** Task instructions **
Leave out the pictures, then reproduce the rest of the material exactly.

** Dataset content **
^^^^^^^^
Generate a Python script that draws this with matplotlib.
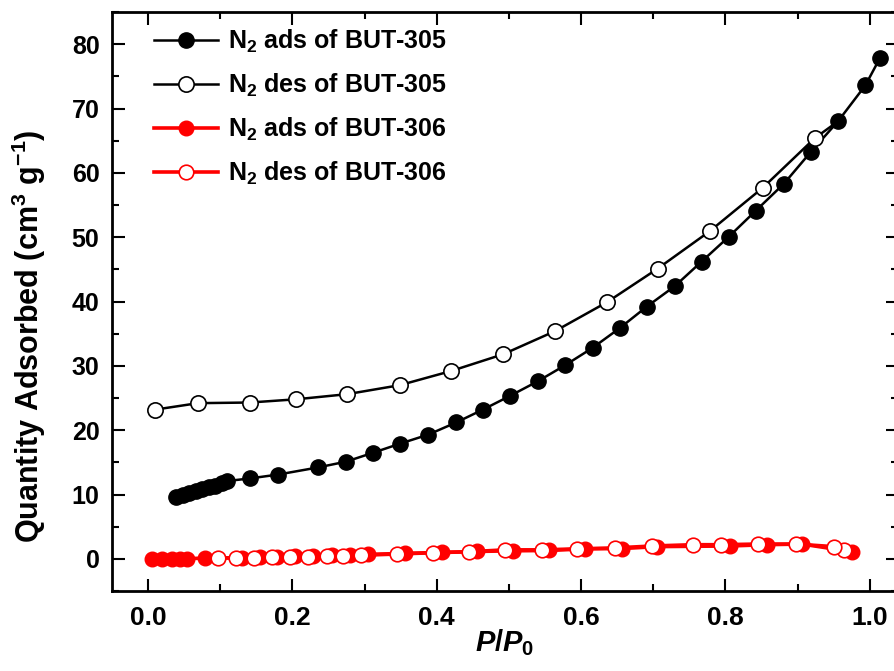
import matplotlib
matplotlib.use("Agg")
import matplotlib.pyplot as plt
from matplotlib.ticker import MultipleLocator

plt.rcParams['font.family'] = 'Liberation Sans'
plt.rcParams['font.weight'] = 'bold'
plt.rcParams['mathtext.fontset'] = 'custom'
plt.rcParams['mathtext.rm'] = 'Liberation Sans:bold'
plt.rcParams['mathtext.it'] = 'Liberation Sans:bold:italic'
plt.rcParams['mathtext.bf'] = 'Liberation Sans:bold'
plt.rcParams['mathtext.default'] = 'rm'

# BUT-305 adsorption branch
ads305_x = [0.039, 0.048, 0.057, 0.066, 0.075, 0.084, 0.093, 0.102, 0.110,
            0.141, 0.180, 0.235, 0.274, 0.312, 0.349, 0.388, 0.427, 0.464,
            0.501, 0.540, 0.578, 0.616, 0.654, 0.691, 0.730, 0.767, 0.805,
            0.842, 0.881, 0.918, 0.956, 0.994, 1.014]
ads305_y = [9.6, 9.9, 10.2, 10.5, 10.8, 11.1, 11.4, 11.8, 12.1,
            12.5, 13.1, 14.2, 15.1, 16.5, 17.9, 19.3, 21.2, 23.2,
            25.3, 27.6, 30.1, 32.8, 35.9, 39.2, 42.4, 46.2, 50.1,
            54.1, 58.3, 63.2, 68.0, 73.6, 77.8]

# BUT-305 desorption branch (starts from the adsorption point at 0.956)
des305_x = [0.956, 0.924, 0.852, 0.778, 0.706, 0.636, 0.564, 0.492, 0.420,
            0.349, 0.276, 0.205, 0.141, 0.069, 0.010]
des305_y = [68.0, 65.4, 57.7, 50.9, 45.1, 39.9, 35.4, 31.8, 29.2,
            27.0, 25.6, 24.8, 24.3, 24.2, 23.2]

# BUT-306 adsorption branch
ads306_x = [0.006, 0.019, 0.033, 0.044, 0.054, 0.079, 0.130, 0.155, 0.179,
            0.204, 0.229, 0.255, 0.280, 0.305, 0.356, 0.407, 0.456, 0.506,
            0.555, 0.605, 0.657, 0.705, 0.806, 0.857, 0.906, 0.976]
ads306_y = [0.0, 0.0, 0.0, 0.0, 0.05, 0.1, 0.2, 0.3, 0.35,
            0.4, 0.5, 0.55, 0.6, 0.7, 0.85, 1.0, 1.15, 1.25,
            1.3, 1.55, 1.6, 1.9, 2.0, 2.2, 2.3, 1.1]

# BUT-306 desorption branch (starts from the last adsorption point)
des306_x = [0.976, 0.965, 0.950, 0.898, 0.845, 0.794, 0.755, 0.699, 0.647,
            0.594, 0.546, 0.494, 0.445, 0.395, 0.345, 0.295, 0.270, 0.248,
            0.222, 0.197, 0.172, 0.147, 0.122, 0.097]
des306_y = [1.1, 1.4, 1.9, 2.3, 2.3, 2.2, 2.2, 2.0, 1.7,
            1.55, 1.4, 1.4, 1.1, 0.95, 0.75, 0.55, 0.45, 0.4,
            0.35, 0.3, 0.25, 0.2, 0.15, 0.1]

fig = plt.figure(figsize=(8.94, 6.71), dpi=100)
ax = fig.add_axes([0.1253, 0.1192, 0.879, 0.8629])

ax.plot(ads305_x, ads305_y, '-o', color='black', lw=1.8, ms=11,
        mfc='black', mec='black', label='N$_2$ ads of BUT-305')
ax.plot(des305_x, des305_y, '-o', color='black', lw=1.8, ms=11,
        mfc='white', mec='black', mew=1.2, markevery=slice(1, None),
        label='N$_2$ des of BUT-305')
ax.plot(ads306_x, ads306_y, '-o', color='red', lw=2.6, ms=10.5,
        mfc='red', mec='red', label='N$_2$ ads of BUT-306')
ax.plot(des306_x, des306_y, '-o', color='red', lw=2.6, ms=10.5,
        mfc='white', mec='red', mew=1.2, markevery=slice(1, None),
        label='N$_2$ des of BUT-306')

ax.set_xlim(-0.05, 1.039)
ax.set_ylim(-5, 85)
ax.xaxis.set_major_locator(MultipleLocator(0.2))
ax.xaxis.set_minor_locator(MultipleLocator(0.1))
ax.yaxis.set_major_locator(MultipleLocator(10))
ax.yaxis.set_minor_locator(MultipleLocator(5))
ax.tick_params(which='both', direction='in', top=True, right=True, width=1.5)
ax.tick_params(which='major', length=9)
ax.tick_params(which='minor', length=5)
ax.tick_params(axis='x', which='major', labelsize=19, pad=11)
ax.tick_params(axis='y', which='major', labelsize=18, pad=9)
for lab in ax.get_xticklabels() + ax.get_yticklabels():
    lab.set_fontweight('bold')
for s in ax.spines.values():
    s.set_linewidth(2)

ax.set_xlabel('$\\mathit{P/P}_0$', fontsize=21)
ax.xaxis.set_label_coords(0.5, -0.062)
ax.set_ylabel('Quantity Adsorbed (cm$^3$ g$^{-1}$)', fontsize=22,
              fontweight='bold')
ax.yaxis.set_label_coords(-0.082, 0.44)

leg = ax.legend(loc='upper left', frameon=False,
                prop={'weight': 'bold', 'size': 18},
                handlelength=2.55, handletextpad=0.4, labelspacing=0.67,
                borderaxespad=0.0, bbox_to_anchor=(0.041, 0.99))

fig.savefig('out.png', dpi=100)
^^^^^^^^
** Written response **
Generate a Python script that draws this with matplotlib.
import matplotlib
matplotlib.use("Agg")
import matplotlib.pyplot as plt
from matplotlib.ticker import MultipleLocator

plt.rcParams['font.family'] = 'Liberation Sans'
plt.rcParams['font.weight'] = 'bold'
plt.rcParams['mathtext.fontset'] = 'custom'
plt.rcParams['mathtext.rm'] = 'Liberation Sans:bold'
plt.rcParams['mathtext.it'] = 'Liberation Sans:bold:italic'
plt.rcParams['mathtext.bf'] = 'Liberation Sans:bold'
plt.rcParams['mathtext.default'] = 'rm'

# BUT-305 adsorption branch
ads305_x = [0.039, 0.048, 0.057, 0.066, 0.075, 0.084, 0.093, 0.102, 0.110,
            0.141, 0.180, 0.235, 0.274, 0.312, 0.349, 0.388, 0.427, 0.464,
            0.501, 0.540, 0.578, 0.616, 0.654, 0.691, 0.730, 0.767, 0.805,
            0.842, 0.881, 0.918, 0.956, 0.994, 1.014]
ads305_y = [9.6, 9.9, 10.2, 10.5, 10.8, 11.1, 11.4, 11.8, 12.1,
            12.5, 13.1, 14.2, 15.1, 16.5, 17.9, 19.3, 21.2, 23.2,
            25.3, 27.6, 30.1, 32.8, 35.9, 39.2, 42.4, 46.2, 50.1,
            54.1, 58.3, 63.2, 68.0, 73.6, 77.8]

# BUT-305 desorption branch (starts from the adsorption point at 0.956)
des305_x = [0.956, 0.924, 0.852, 0.778, 0.706, 0.636, 0.564, 0.492, 0.420,
            0.349, 0.276, 0.205, 0.141, 0.069, 0.010]
des305_y = [68.0, 65.4, 57.7, 50.9, 45.1, 39.9, 35.4, 31.8, 29.2,
            27.0, 25.6, 24.8, 24.3, 24.2, 23.2]

# BUT-306 adsorption branch
ads306_x = [0.006, 0.019, 0.033, 0.044, 0.054, 0.079, 0.130, 0.155, 0.179,
            0.204, 0.229, 0.255, 0.280, 0.305, 0.356, 0.407, 0.456, 0.506,
            0.555, 0.605, 0.657, 0.705, 0.806, 0.857, 0.906, 0.976]
ads306_y = [0.0, 0.0, 0.0, 0.0, 0.05, 0.1, 0.2, 0.3, 0.35,
            0.4, 0.5, 0.55, 0.6, 0.7, 0.85, 1.0, 1.15, 1.25,
            1.3, 1.55, 1.6, 1.9, 2.0, 2.2, 2.3, 1.1]

# BUT-306 desorption branch (starts from the last adsorption point)
des306_x = [0.976, 0.965, 0.950, 0.898, 0.845, 0.794, 0.755, 0.699, 0.647,
            0.594, 0.546, 0.494, 0.445, 0.395, 0.345, 0.295, 0.270, 0.248,
            0.222, 0.197, 0.172, 0.147, 0.122, 0.097]
des306_y = [1.1, 1.4, 1.9, 2.3, 2.3, 2.2, 2.2, 2.0, 1.7,
            1.55, 1.4, 1.4, 1.1, 0.95, 0.75, 0.55, 0.45, 0.4,
            0.35, 0.3, 0.25, 0.2, 0.15, 0.1]

fig = plt.figure(figsize=(8.94, 6.71), dpi=100)
ax = fig.add_axes([0.1253, 0.1192, 0.879, 0.8629])

ax.plot(ads305_x, ads305_y, '-o', color='black', lw=1.8, ms=11,
        mfc='black', mec='black', label='N$_2$ ads of BUT-305')
ax.plot(des305_x, des305_y, '-o', color='black', lw=1.8, ms=11,
        mfc='white', mec='black', mew=1.2, markevery=slice(1, None),
        label='N$_2$ des of BUT-305')
ax.plot(ads306_x, ads306_y, '-o', color='red', lw=2.6, ms=10.5,
        mfc='red', mec='red', label='N$_2$ ads of BUT-306')
ax.plot(des306_x, des306_y, '-o', color='red', lw=2.6, ms=10.5,
        mfc='white', mec='red', mew=1.2, markevery=slice(1, None),
        label='N$_2$ des of BUT-306')

ax.set_xlim(-0.05, 1.039)
ax.set_ylim(-5, 85)
ax.xaxis.set_major_locator(MultipleLocator(0.2))
ax.xaxis.set_minor_locator(MultipleLocator(0.1))
ax.yaxis.set_major_locator(MultipleLocator(10))
ax.yaxis.set_minor_locator(MultipleLocator(5))
ax.tick_params(which='both', direction='in', top=True, right=True, width=1.5)
ax.tick_params(which='major', length=9)
ax.tick_params(which='minor', length=5)
ax.tick_params(axis='x', which='major', labelsize=19, pad=11)
ax.tick_params(axis='y', which='major', labelsize=18, pad=9)
for lab in ax.get_xticklabels() + ax.get_yticklabels():
    lab.set_fontweight('bold')
for s in ax.spines.values():
    s.set_linewidth(2)

ax.set_xlabel('$\\mathit{P/P}_0$', fontsize=21)
ax.xaxis.set_label_coords(0.5, -0.062)
ax.set_ylabel('Quantity Adsorbed (cm$^3$ g$^{-1}$)', fontsize=22,
              fontweight='bold')
ax.yaxis.set_label_coords(-0.082, 0.44)

leg = ax.legend(loc='upper left', frameon=False,
                prop={'weight': 'bold', 'size': 18},
                handlelength=2.55, handletextpad=0.4, labelspacing=0.67,
                borderaxespad=0.0, bbox_to_anchor=(0.041, 0.99))

fig.savefig('out.png', dpi=100)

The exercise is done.